Artificial intelligence to improve baggage handling in airports

Airport IT company SITA has published a report that finds smart technologies such as AI and radio-frequency identification (RFID) will be critical to airlines being able to track every bag they handle by June 2018, a target set by the International Air Transport Association (IATA).

By JP Casey

Airport IT company SITA has published a report that finds smart technologies such as AI and radio-frequency identification (RFID) will be critical to airlines being able to track every bag they handle by June 2018, a target set by the International Air Transport Association (IATA).

The report, ‘Intelligent Tracking: A Baggage Management Revolution’, says that more than 4.5 billion bags are handled by baggage systems each year; SITA predicts this number will double within 20 years, as passenger numbers grow from 4 billion to 7.8 billion by 2036. While currently only half of the world’s airlines can track bags across a quarter of their networks, 60% of airlines surveyed by SITA predicted that advances in technology would enable them to track bags across three quarters of their networks by June.

“Investment in baggage processing is a high priority for more than half of the world’s airports and number four in their list of top investment areas,” says SITA in its report.

“Airports are investigating new technologies to support baggage services, with around half planning to pump funds into RFID and digital tags over the next three years.”

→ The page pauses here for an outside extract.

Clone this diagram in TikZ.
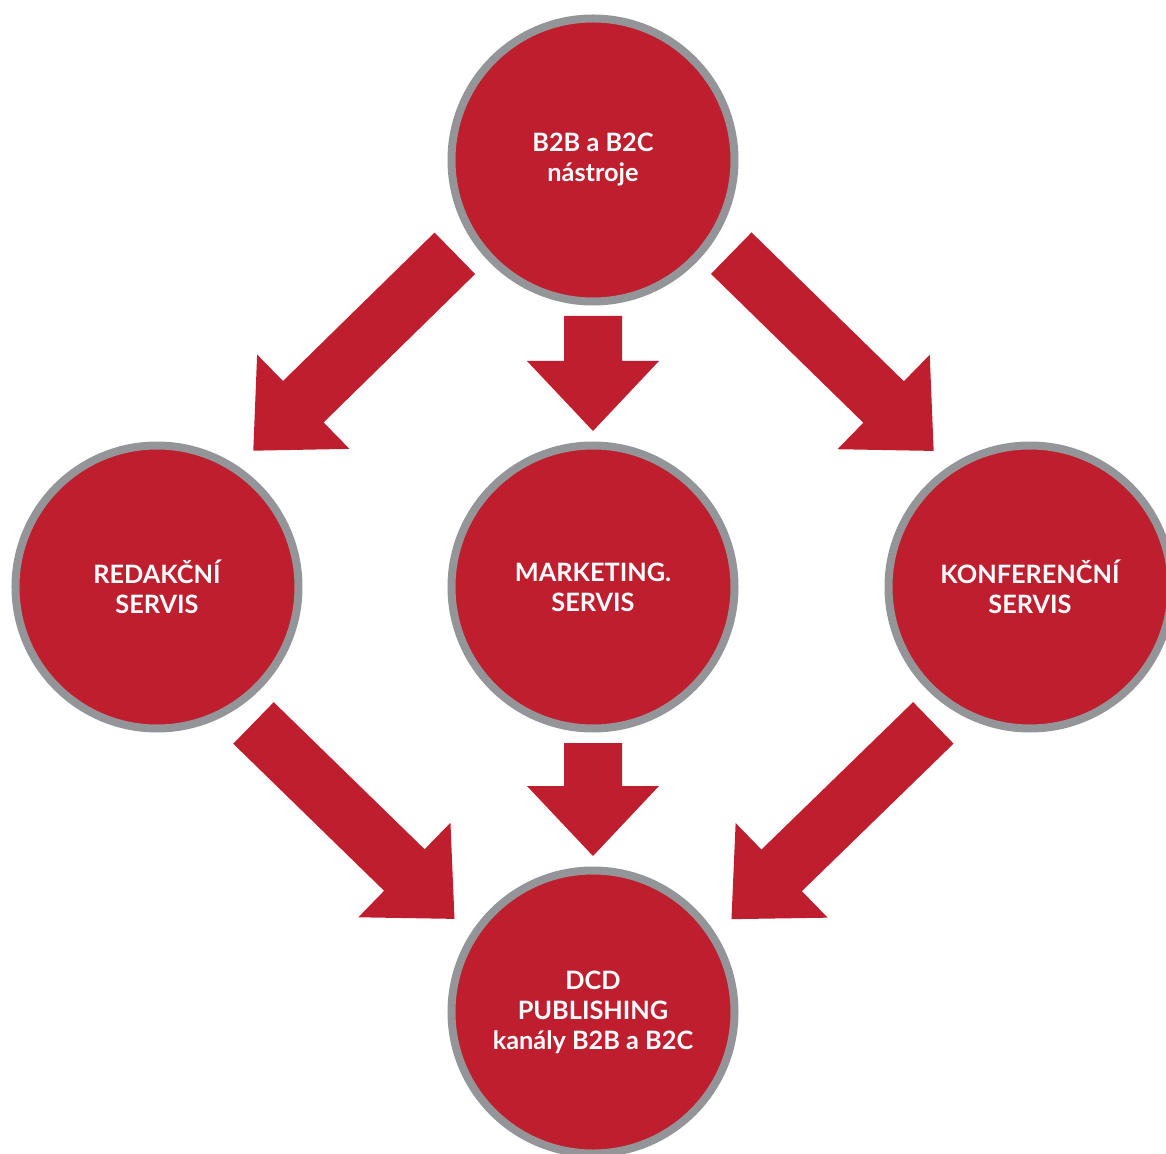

SITA goes on to predict that AI-powered machines will be able to track bags from the point of a passenger checking in all the way to their destination without human intervention. It states that automatic sortation systems that move bags from airports into planes are already being used, and that some airports have even deployed robotic loaders and unloaders to further automate the process.

The air transport industry has reduced its annual costs from mishandling from US$4.22bn to US$2.1bn over the last decade, and SITA says that AI intervention will further this reduction.

While many automated systems are either theoretical or operate on small scales, Hong Kong International Airport has used AI in a trolley monitoring system since September 2017 to great effect.

“Today, we use RFID technology comprehensively in baggage handling, from departure, to transfer and to arrival,” said Chris Au Young, general manager of the airport.

“It enhances operational efficiency and security, providing better passenger experience.”

The airport reports 92% accuracy in its Real-time Trolley Supply Monitoring System, which uses machine learning, image-based technologies and CCTV cameras to monitor baggage trolley availability.

“We see there are opportunities to use AI in further optimizing the tracking of baggage and become part of the future standard in airport operations,” said Young.